**Data:**

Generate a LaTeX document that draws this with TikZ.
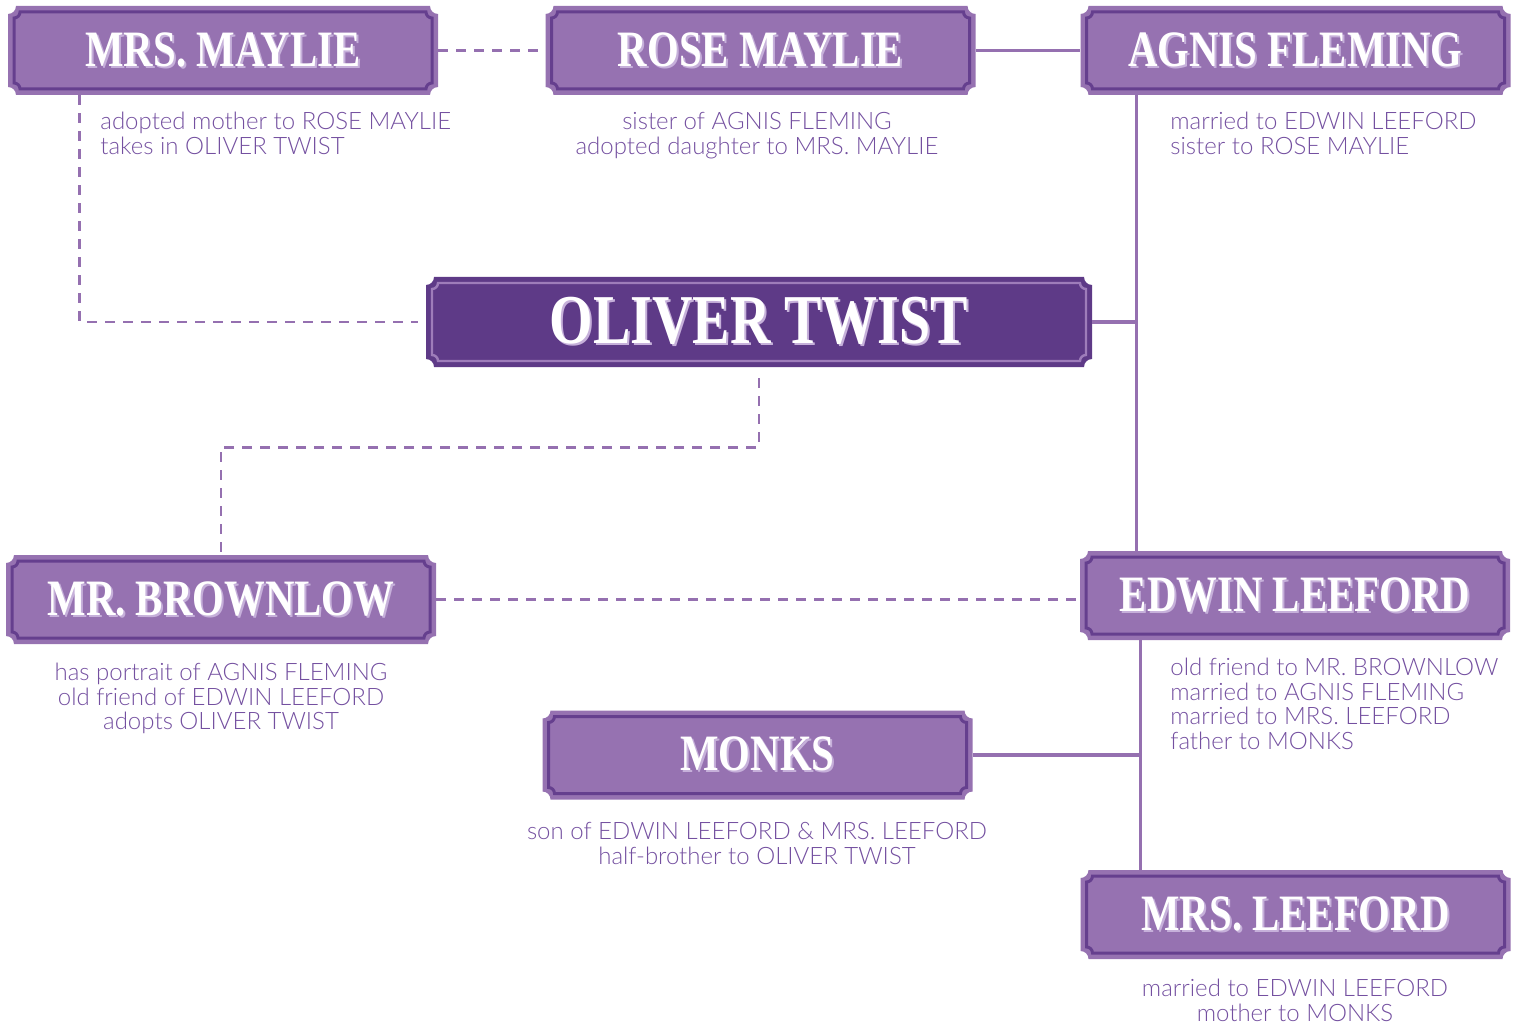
\documentclass[tikz,border=0pt]{standalone}
\usepackage{fontspec}
\setmainfont{Lato Light}
\newfontfamily\titlefont{Liberation Serif}[FakeStretch=0.8]
\usetikzlibrary{calc}
\definecolor{castfill}{HTML}{9672B1}
\definecolor{castline}{HTML}{653F8E}
\definecolor{maindark}{HTML}{5E3A87}
\definecolor{mainline}{HTML}{9E7DBA}
\definecolor{castshadow}{HTML}{C6B0DA}
\definecolor{linkcol}{HTML}{9570B0}
\definecolor{notecol}{HTML}{7450A0}
% notched outline inside a path picture: #1 inset, #2 notch radius
\newcommand{\notchpath}[2]{
  ([shift={(#1+#2,#1)}]path picture bounding box.south west)
  -- ([shift={(-#1-#2,#1)}]path picture bounding box.south east)
  arc[start angle=180,end angle=90,radius=#2]
  -- ([shift={(-#1,-#1-#2)}]path picture bounding box.north east)
  arc[start angle=270,end angle=180,radius=#2]
  -- ([shift={(#1+#2,-#1)}]path picture bounding box.north west)
  arc[start angle=0,end angle=-90,radius=#2]
  -- ([shift={(#1,#1+#2)}]path picture bounding box.south west)
  arc[start angle=90,end angle=0,radius=#2]
  -- cycle
}
\newcommand{\castname}[1]{\makebox[0pt][l]{\kern1pt\raisebox{-1pt}{\color{castshadow}#1}}#1}
\tikzset{
  cast-box/.style={
    minimum width=215pt, minimum height=44.5pt, inner sep=0pt,
    text=white, font=\titlefont\bfseries\fontsize{25.5}{25.5}\selectfont,
    path picture={
      \fill[castfill] \notchpath{0pt}{4pt};
      \draw[castline, line width=1.5pt] \notchpath{3pt}{3pt};
    }
  },
  cast-main/.style={
    cast-box, minimum width=333pt, minimum height=45pt,
    font=\titlefont\bfseries\fontsize{35}{35}\selectfont,
    path picture={
      \fill[maindark] \notchpath{0pt}{4pt};
      \draw[mainline, line width=1.2pt] \notchpath{3pt}{3pt};
    }
  },
  note/.style={
    inner sep=0pt, text=notecol, font=\fontsize{12}{12.25}\selectfont
  },
  link/.style={draw=linkcol, line width=1.6pt},
  link-dashed/.style={link, line width=1.3pt, dash pattern=on 5pt off 4pt}
}

\begin{document}
\begin{tikzpicture}[x=0.5pt, y=-0.5pt]
  \useasboundingbox (0,0) rectangle (1520,1027);
  % characters
  \node[cast-box]  (maylie)   at (223,50.5)    {\castname{MRS. MAYLIE}};
  \node[cast-box]  (rose)     at (760.5,50.5)  {\castname{ROSE MAYLIE}};
  \node[cast-box]  (agnis)    at (1295.5,50.5) {\castname{AGNIS FLEMING}};
  \node[cast-main] (oliver)   at (759,322)     {\castname{OLIVER TWIST}};
  \node[cast-box]  (brownlow) at (221,599.5)   {\castname{MR. BROWNLOW}};
  \node[cast-box]  (edwin)    at (1295,595.5)  {\castname{EDWIN LEEFORD}};
  \node[cast-box]  (monks)    at (757.5,755)   {\castname{MONKS}};
  \node[cast-box]  (leeford)  at (1295.5,914.5){\castname{MRS. LEEFORD}};
  % notes
  \node[note, anchor=north west, align=left] (maylie-note) at (100,112)
    {adopted mother to ROSE MAYLIE\\takes in OLIVER TWIST};
  \node[note, anchor=north, align=center] (rose-note) at (757,112)
    {sister of AGNIS FLEMING\\adopted daughter to MRS. MAYLIE};
  \node[note, anchor=north west, align=left] (agnis-note) at (1170,112)
    {married to EDWIN LEEFORD\\sister to ROSE MAYLIE};
  \node[note, anchor=north, align=center] (brownlow-note) at (221,663)
    {has portrait of AGNIS FLEMING\\old friend of EDWIN LEEFORD\\adopts OLIVER TWIST};
  \node[note, anchor=north west, align=left] (edwin-note) at (1170,658)
    {old friend to MR. BROWNLOW\\married to AGNIS FLEMING\\married to MRS. LEEFORD\\father to MONKS};
  \node[note, anchor=north, align=center] (monks-note) at (757,822)
    {son of EDWIN LEEFORD \& MRS. LEEFORD\\half-brother to OLIVER TWIST};
  \node[note, anchor=north, align=center] (leeford-note) at (1295,979)
    {married to EDWIN LEEFORD\\mother to MONKS};
  % ties
  \coordinate (spine-top) at ([xshift=28pt]agnis.south west);
  \coordinate (spine-low) at ([xshift=30.5pt]edwin.south west);
  \draw[link-dashed] (maylie.east) -- (rose.west);
  \draw[link] (rose.east) -- (agnis.west);
  \draw[link] (spine-top) -- (spine-top |- edwin.north);
  \draw[link] (oliver.east) -- (oliver.east -| spine-top);
  \draw[link-dashed] ([xshift=36pt]maylie.south west) |- ([xshift=-4pt]oliver.west);
  \draw[link-dashed] ([yshift=-5.5pt]oliver.south) -- ++(0,-34.5pt) -| (brownlow.north);
  \draw[link-dashed] (brownlow.east) -- (brownlow.east -| edwin.west);
  \draw[link] (spine-low) -- (spine-low |- leeford.north);
  \draw[link] (monks.east) -- (monks.east -| spine-low);
\end{tikzpicture}
\end{document}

**Your objective:** Write out each line of the data exactly; the images should be left out.

**Solved problem:**
Generate a LaTeX document that draws this with TikZ.
\documentclass[tikz,border=0pt]{standalone}
\usepackage{fontspec}
\setmainfont{Lato Light}
\newfontfamily\titlefont{Liberation Serif}[FakeStretch=0.8]
\usetikzlibrary{calc}
\definecolor{castfill}{HTML}{9672B1}
\definecolor{castline}{HTML}{653F8E}
\definecolor{maindark}{HTML}{5E3A87}
\definecolor{mainline}{HTML}{9E7DBA}
\definecolor{castshadow}{HTML}{C6B0DA}
\definecolor{linkcol}{HTML}{9570B0}
\definecolor{notecol}{HTML}{7450A0}
% notched outline inside a path picture: #1 inset, #2 notch radius
\newcommand{\notchpath}[2]{
  ([shift={(#1+#2,#1)}]path picture bounding box.south west)
  -- ([shift={(-#1-#2,#1)}]path picture bounding box.south east)
  arc[start angle=180,end angle=90,radius=#2]
  -- ([shift={(-#1,-#1-#2)}]path picture bounding box.north east)
  arc[start angle=270,end angle=180,radius=#2]
  -- ([shift={(#1+#2,-#1)}]path picture bounding box.north west)
  arc[start angle=0,end angle=-90,radius=#2]
  -- ([shift={(#1,#1+#2)}]path picture bounding box.south west)
  arc[start angle=90,end angle=0,radius=#2]
  -- cycle
}
\newcommand{\castname}[1]{\makebox[0pt][l]{\kern1pt\raisebox{-1pt}{\color{castshadow}#1}}#1}
\tikzset{
  cast-box/.style={
    minimum width=215pt, minimum height=44.5pt, inner sep=0pt,
    text=white, font=\titlefont\bfseries\fontsize{25.5}{25.5}\selectfont,
    path picture={
      \fill[castfill] \notchpath{0pt}{4pt};
      \draw[castline, line width=1.5pt] \notchpath{3pt}{3pt};
    }
  },
  cast-main/.style={
    cast-box, minimum width=333pt, minimum height=45pt,
    font=\titlefont\bfseries\fontsize{35}{35}\selectfont,
    path picture={
      \fill[maindark] \notchpath{0pt}{4pt};
      \draw[mainline, line width=1.2pt] \notchpath{3pt}{3pt};
    }
  },
  note/.style={
    inner sep=0pt, text=notecol, font=\fontsize{12}{12.25}\selectfont
  },
  link/.style={draw=linkcol, line width=1.6pt},
  link-dashed/.style={link, line width=1.3pt, dash pattern=on 5pt off 4pt}
}

\begin{document}
\begin{tikzpicture}[x=0.5pt, y=-0.5pt]
  \useasboundingbox (0,0) rectangle (1520,1027);
  % characters
  \node[cast-box]  (maylie)   at (223,50.5)    {\castname{MRS. MAYLIE}};
  \node[cast-box]  (rose)     at (760.5,50.5)  {\castname{ROSE MAYLIE}};
  \node[cast-box]  (agnis)    at (1295.5,50.5) {\castname{AGNIS FLEMING}};
  \node[cast-main] (oliver)   at (759,322)     {\castname{OLIVER TWIST}};
  \node[cast-box]  (brownlow) at (221,599.5)   {\castname{MR. BROWNLOW}};
  \node[cast-box]  (edwin)    at (1295,595.5)  {\castname{EDWIN LEEFORD}};
  \node[cast-box]  (monks)    at (757.5,755)   {\castname{MONKS}};
  \node[cast-box]  (leeford)  at (1295.5,914.5){\castname{MRS. LEEFORD}};
  % notes
  \node[note, anchor=north west, align=left] (maylie-note) at (100,112)
    {adopted mother to ROSE MAYLIE\\takes in OLIVER TWIST};
  \node[note, anchor=north, align=center] (rose-note) at (757,112)
    {sister of AGNIS FLEMING\\adopted daughter to MRS. MAYLIE};
  \node[note, anchor=north west, align=left] (agnis-note) at (1170,112)
    {married to EDWIN LEEFORD\\sister to ROSE MAYLIE};
  \node[note, anchor=north, align=center] (brownlow-note) at (221,663)
    {has portrait of AGNIS FLEMING\\old friend of EDWIN LEEFORD\\adopts OLIVER TWIST};
  \node[note, anchor=north west, align=left] (edwin-note) at (1170,658)
    {old friend to MR. BROWNLOW\\married to AGNIS FLEMING\\married to MRS. LEEFORD\\father to MONKS};
  \node[note, anchor=north, align=center] (monks-note) at (757,822)
    {son of EDWIN LEEFORD \& MRS. LEEFORD\\half-brother to OLIVER TWIST};
  \node[note, anchor=north, align=center] (leeford-note) at (1295,979)
    {married to EDWIN LEEFORD\\mother to MONKS};
  % ties
  \coordinate (spine-top) at ([xshift=28pt]agnis.south west);
  \coordinate (spine-low) at ([xshift=30.5pt]edwin.south west);
  \draw[link-dashed] (maylie.east) -- (rose.west);
  \draw[link] (rose.east) -- (agnis.west);
  \draw[link] (spine-top) -- (spine-top |- edwin.north);
  \draw[link] (oliver.east) -- (oliver.east -| spine-top);
  \draw[link-dashed] ([xshift=36pt]maylie.south west) |- ([xshift=-4pt]oliver.west);
  \draw[link-dashed] ([yshift=-5.5pt]oliver.south) -- ++(0,-34.5pt) -| (brownlow.north);
  \draw[link-dashed] (brownlow.east) -- (brownlow.east -| edwin.west);
  \draw[link] (spine-low) -- (spine-low |- leeford.north);
  \draw[link] (monks.east) -- (monks.east -| spine-low);
\end{tikzpicture}
\end{document}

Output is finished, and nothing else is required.